Habitat
White ash occurs as scattered individuals, on richer, moist, but well-drained soils, in mixture with sugar maple, beech, yellow birch, basswood, and butternut, or with some conifers. It tolerates some shade when young, but needs good access to light later if it is to maintain its place in the stand.
Form
White ash trees may reach heights of up to 23 m and stem diameters of up to 70 cm. The stem is typically long and straight in stand conditions and it carries a high, narrow, pyramidal crown of upper ascending branches, and lower branch-es that arch outwards and then upwards at their tips. In open conditions, the crown is much deeper, and broadly pyramidal to rounded.
Morphology
The leaves are deciduous, pinnately compound, 15–40 cm long, and borne in pairs, with each pair at right angles to the previous one. Each leaf has five, seven or nine leaflets, with seven being the most common number. The leaflets are stalked, 6–15 cm long, oval to lanceolate, with wavy or slightly toothed margins, and are usually hairless, as are the petiole and rachis. In the fall, white ash foliage frequently becomes purplish, and that makes the trees stand out from others. The leaflets fall separately, rather than whole leaves falling.
The twigs are stout, purplish to dark grey, somewhat shiny, with scattered lenticels that do not protrude from the hairless surface. The buds are dark brown to reddish brown, and closely downy. The terminal bud is blunt, dome shaped but somewhat four sided, with the uppermost pair of lateral buds touching it. The lateral buds are smaller, rounded to round pointed, and each is set in a V-shaped notch in the upper edge of a U-outlined leaf scar that carries a U-shaped line of tiny vein scars.
The flowers are borne from lateral buds in oppositely
branched, extended clusters, the male ones being more compact in
bloom than the female ones. Male and female
flower clusters occur on different trees, so it
is only on female trees that the flowers go on to produce fruits.
The 25- to 40-mm long fruits each have a sausage-shaped
seed pocket, near the tip of which extends a flattened, elliptically
rounded wing.
The bark is smooth and grey when young. As the bark ages, it becomes finely and evenly furrowed with thin, firm, somewhat rounded, light grey ridges that tend to intersect in diamond patterns.
Notes
The light brown, ring-porous wood of white ash is heavy, hard, strong, tough, and usually straight grained. It takes bending well. These features make it suitable for snow shoes, sporting goods, tool handles, and furniture, especially where strength is required.
There is no question that ash can be stressed by drought or site conditions, but one of the main factors affecting its continued health is the presence of ash rust (Puccinia sparganioides) whose alternate hosts are the Spartina ssp.—cordgrasses or marram grass—common in coastal salt and freshwater marshes.

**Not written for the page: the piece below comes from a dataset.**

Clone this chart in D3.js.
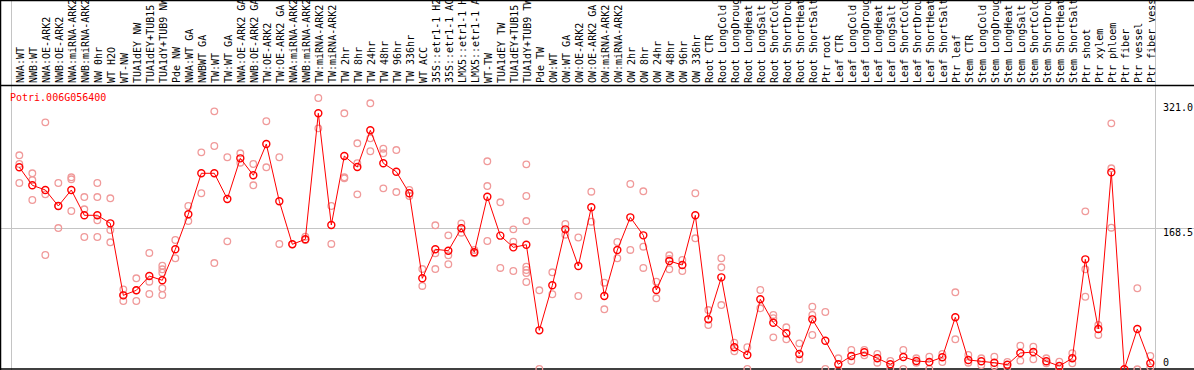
<!DOCTYPE html>
<html>
<head>
<meta charset="utf-8">
<script src="https://cdn.jsdelivr.net/npm/d3@7"></script>
<style>
  body { margin: 0; background: #fff; }
  text { font-family: "DejaVu Sans Mono", "Liberation Mono", monospace; font-size: 10px; }
</style>
</head>
<body>
<div id="chart"></div>
<script>
const geneId = "Potri.006G056400";

const categories = [
    "NWA:WT", "NWB:WT", "NWA:OE-ARK2", "NWB:OE-ARK2", "NWA:miRNA-ARK2", "NWB:miRNA-ARK2",
    "NW 0hr", "WT H2O", "WT-NW", "TUA1dEY NW", "TUA1dEY+TUB15 NW", "TUA1dY+TUB9 NW", "Pde NW",
    "NWA:WT GA", "NWBWT GA", "TW:WT", "TW:WT GA", "NWA:OE-ARK2 GA", "NWB:OE-ARK2 GA",
    "TW:OE-ARK2", "TW:OE-ARK2 GA", "NWA:miRNA-ARK2 GA", "NWB:miRNA-ARK2 GA", "TW:miRNA-ARK2",
    "TW:miRNA-ARK2 GA", "TW 2hr", "TW 8hr", "TW 24hr", "TW 48hr", "TW 96hr", "TW 336hr",
    "WT ACC", "35S::etr1-1 H2O", "35S::etr1-1 ACC", "LMX5::etr1-1 H2O", "LMX5::etr1-1 ACC",
    "WT-TW", "TUA1dEY TW", "TUA1dEY+TUB15 TW", "TUA1dY+TUB9 TW", "Pde TW",
    "OW:WT", "OW:WT GA", "OW:OE-ARK2", "OW:OE-ARK2 GA", "OW:miRNA-ARK2", "OW:miRNA-ARK2 GA",
    "OW 2hr", "OW 8hr", "OW 24hr", "OW 48hr", "OW 96hr", "OW 336hr",
    "Root CTR", "Root LongCold", "Root LongDrought", "Root LongHeat", "Root LongSalt",
    "Root ShortCold", "Root ShortDrought", "Root ShortHeat", "Root ShortSalt", "Ptr root",
    "Leaf CTR", "Leaf LongCold", "Leaf LongDrought", "Leaf LongHeat", "Leaf LongSalt",
    "Leaf ShortCold", "Leaf ShortDrought", "Leaf ShortHeat", "Leaf ShortSalt", "Ptr leaf",
    "Stem CTR", "Stem LongCold", "Stem LongDrought", "Stem LongHeat", "Stem LongSalt",
    "Stem ShortCold", "Stem ShortDrought", "Stem ShortHeat", "Stem ShortSalt", "Ptr shoot", "Ptr xylem",
    "Ptr phloem", "Ptr fiber", "Ptr vessel", "Ptr fiber vessels"
];

// number of samples in each block between the grey separators
const groupSizes = [13, 28, 12, 10, 10, 11, 1, 1, 1, 1];

const means = [
    242.4, 220.5, 214.8, 195.3, 214.8, 184.0, 184.0, 174.2, 86.6, 92.7, 110.1, 104.9, 142.6,
    185.2, 235.1, 235.1, 203.8, 253.3, 232.7, 270.7, 201.0, 148.7, 154.8, 308.1, 172.2, 256.1,
    242.8, 287.4, 247.3, 237.0, 210.8, 107.3, 142.6, 140.9, 168.2, 139.0, 206.6, 159.2, 145.0, 148.2, 44.0,
    98.8, 166.9, 122.3, 193.7, 85.8, 141.8, 181.5, 159.6, 93.1, 128.4, 123.5, 184.0,
    57.4, 108.5, 23.4, 14.0, 81.8, 53.3, 40.4, 15.2, 57.4, 31.4,
    2.7, 12.8, 17.3, 10.0, 2.7, 11.6, 6.7, 5.5, 11.2, 59.9,
    7.9, 6.3, 4.6, 2.2, 16.4, 17.6, 6.3, 0.6, 10.0, 130.4, 45.6,
    236.3, -3.4, 45.6, 3.9
];

const replicates = [
    [257.0, 246.4, 223.3], [235.1, 226.9, 202.6], [297.1, 209.5, 135.7], [223.3, 195.3, 168.5],
    [230.2, 227.8, 189.2], [206.2, 191.3, 157.6], [223.3, 206.2, 177.9, 157.6], [204.7, 166.1, 151.1],
    [93.9, 86.6, 79.7], [107.3, 92.7, 79.7], [138.1, 103.2, 88.2], [122.7, 118.3, 114.1, 95.2, 87.0],
    [153.9, 131.7],
    [195.3, 177.0], [260.6, 210.8], [310.5, 268.3, 125.9], [254.6, 152.3], [259.4, 248.0],
    [246.4, 220.5], [298.4, 242.4], [254.6, 149.1], [148.7], [157.9, 153.9], [326.7, 289.8],
    [195.3, 149.1], [308.1, 230.2, 229.0], [271.6, 247.3, 209.5], [320.3, 277.7, 261.9],
    [265.0, 259.4, 216.8], [263.4, 212.3], [214.8, 207.5], [118.6, 98.0], [171.8, 137.7, 118.6],
    [159.6, 135.3, 124.4], [174.2, 162.8], [141.8, 137.7], [249.7, 219.6, 152.7], [199.8, 119.9],
    [166.9, 151.9, 116.2], [246.0, 207.5, 177.0, 121.4, 117.4, 113.8, 102.8], [92.7, -3.0],
    [114.6, 87.9], [173.4, 160.4], [157.0, 85.8], [212.7, 176.2], [102.0, 69.6], [151.5, 131.7],
    [222.1, 141.8], [213.2, 145.8, 119.9], [103.2, 83.0], [135.3, 131.0, 118.3], [129.6, 116.2],
    [210.8, 156.0],
    [68.7, 50.5], [131.7, 120.7, 74.8], [29.0, 18.5], [23.4, -3.0], [93.1, 70.8], [62.7, 58.7, 35.5],
    [47.7, 33.1], [28.2, 8.8], [72.8, 62.7, 38.3], [66.3, -3.0],
    [10.0, -4.3], [20.1, 6.7], [20.1, 13.6], [15.2, 4.6], [6.7, -2.2], [20.1, -3.0], [10.0, 4.6],
    [11.9, -3.0], [15.2, 5.5], [90.3, 33.1],
    [14.0, 4.6], [10.0, 1.8], [11.9, 0.6], [5.5, -1.0], [25.3, 7.1], [24.1, 8.8], [10.0, 3.9],
    [5.8, -3.0], [16.1, 3.9], [188.8, 118.3, 84.9], [50.5, 38.3],
    [295.9, 241.2, 168.9], [], [95.2, -3.4], [12.8, -1.0]
];

const yTicks = [0, 168.5, 321.0];

function init() {
    let width = 1194, height = 370, headerBottom = 85;

    let svg = d3.select("#chart")
        .append("svg")
        .attr("width", width)
        .attr("height", height);

    let x = d3.scaleBand()
        .domain(d3.range(categories.length))
        .range([11, 1155]);
    // points sit a little right of the band centre
    let px = function (i) { return x(i) + x.bandwidth() * 0.64; };

    let y = d3.scaleLinear()
        .domain([0, 321])
        .range([366.5, 102.7]);

    // group separators
    let bounds = [0].concat(d3.cumsum(groupSizes));
    svg.selectAll("line.sep")
        .data(bounds)
        .join("line")
        .attr("class", "sep")
        .attr("x1", function (d) { return d < categories.length ? x(d) : x.range()[1]; })
        .attr("x2", function (d) { return d < categories.length ? x(d) : x.range()[1]; })
        .attr("y1", 0)
        .attr("y2", height)
        .attr("stroke", "#c4c4c4")
        .attr("stroke-width", 1)
        .attr("shape-rendering", "crispEdges");

    // middle gridline
    svg.append("line")
        .attr("x1", 0).attr("x2", width)
        .attr("y1", y(yTicks[1])).attr("y2", y(yTicks[1]))
        .attr("stroke", "#c4c4c4")
        .attr("shape-rendering", "crispEdges");

    // frame
    let frame = [
        [0, 0.5, width, 0.5],
        [0, headerBottom + 0.5, width, headerBottom + 0.5],
        [0.5, 0, 0.5, height],
        [0, height - 1, width, height - 1]
    ];
    svg.selectAll("line.frame")
        .data(frame)
        .join("line")
        .attr("class", "frame")
        .attr("x1", function (d) { return d[0]; })
        .attr("y1", function (d) { return d[1]; })
        .attr("x2", function (d) { return d[2]; })
        .attr("y2", function (d) { return d[3]; })
        .attr("stroke", "#000")
        .attr("stroke-width", 1.5);

    // rotated sample labels
    svg.selectAll("text.cat")
        .data(categories)
        .join("text")
        .attr("class", "cat")
        .attr("transform", function (d, i) {
            return "translate(" + (x(i) + 12.5) + "," + (headerBottom - 2) + ") rotate(-90)";
        })
        .attr("fill", "#000")
        .text(function (d) { return d; });

    // y labels on the right
    svg.selectAll("text.ytick")
        .data(yTicks)
        .join("text")
        .attr("class", "ytick")
        .attr("x", 1163)
        .attr("y", function (d) { return Math.min(y(d), height - 11.5); })
        .attr("dy", "0.78em")
        .attr("fill", "#000")
        .text(function (d) { return d === 0 ? "0" : d.toFixed(1); });

    // gene id
    svg.append("text")
        .attr("x", 10)
        .attr("y", 101)
        .attr("fill", "red")
        .text(geneId);

    // replicate circles
    let reps = [];
    replicates.forEach(function (r, i) {
        r.forEach(function (v) { reps.push({ i: i, v: v }); });
    });
    svg.selectAll("circle.rep")
        .data(reps)
        .join("circle")
        .attr("class", "rep")
        .attr("cx", function (d) { return px(d.i); })
        .attr("cy", function (d) { return y(d.v); })
        .attr("r", 3.3)
        .attr("fill", "none")
        .attr("stroke", "#f09a9a")
        .attr("stroke-width", 1.3);

    // mean line
    let line = d3.line()
        .x(function (d, i) { return px(i); })
        .y(function (d) { return y(d); });
    svg.append("path")
        .datum(means)
        .attr("d", line)
        .attr("fill", "none")
        .attr("stroke", "red")
        .attr("stroke-width", 1);

    // mean markers
    svg.selectAll("circle.mean")
        .data(means)
        .join("circle")
        .attr("class", "mean")
        .attr("cx", function (d, i) { return px(i); })
        .attr("cy", function (d) { return y(d); })
        .attr("r", 3.5)
        .attr("fill", "none")
        .attr("stroke", "red")
        .attr("stroke-width", 1.4);
}

window.addEventListener('load', init);
</script>
</body>
</html>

The rust may build up unnoticed on cordgrass in the vicinity and, in a favorable year, cause serious damage to nearby ash, especially white ash. Spores released from cordgrasses in marshes have been reported to infect ash trees up to 48 km away under favorable conditions. Severely infected ash trees may appear scorched and the infections of the twigs, petioles, and leaves can result in defoliation. Repeated severe infections can cause large branch mortality leading to the death of trees.
Morphological descriptions should be compared with those of the two other ash species, black ash and red ash, as some features are superficially similar. The only other species likely to be encountered with pinnate-ly compound leaves borne oppositely in pairs are the introduced tree species, Manitoba maple (Acer negundo L.), and the two native elderberry shrubs (common elder, Sambucus canadensis L. and red-berried elder, Sambucus pubens Mich.). These species have other features that do not fit at all closely with those of the ash species.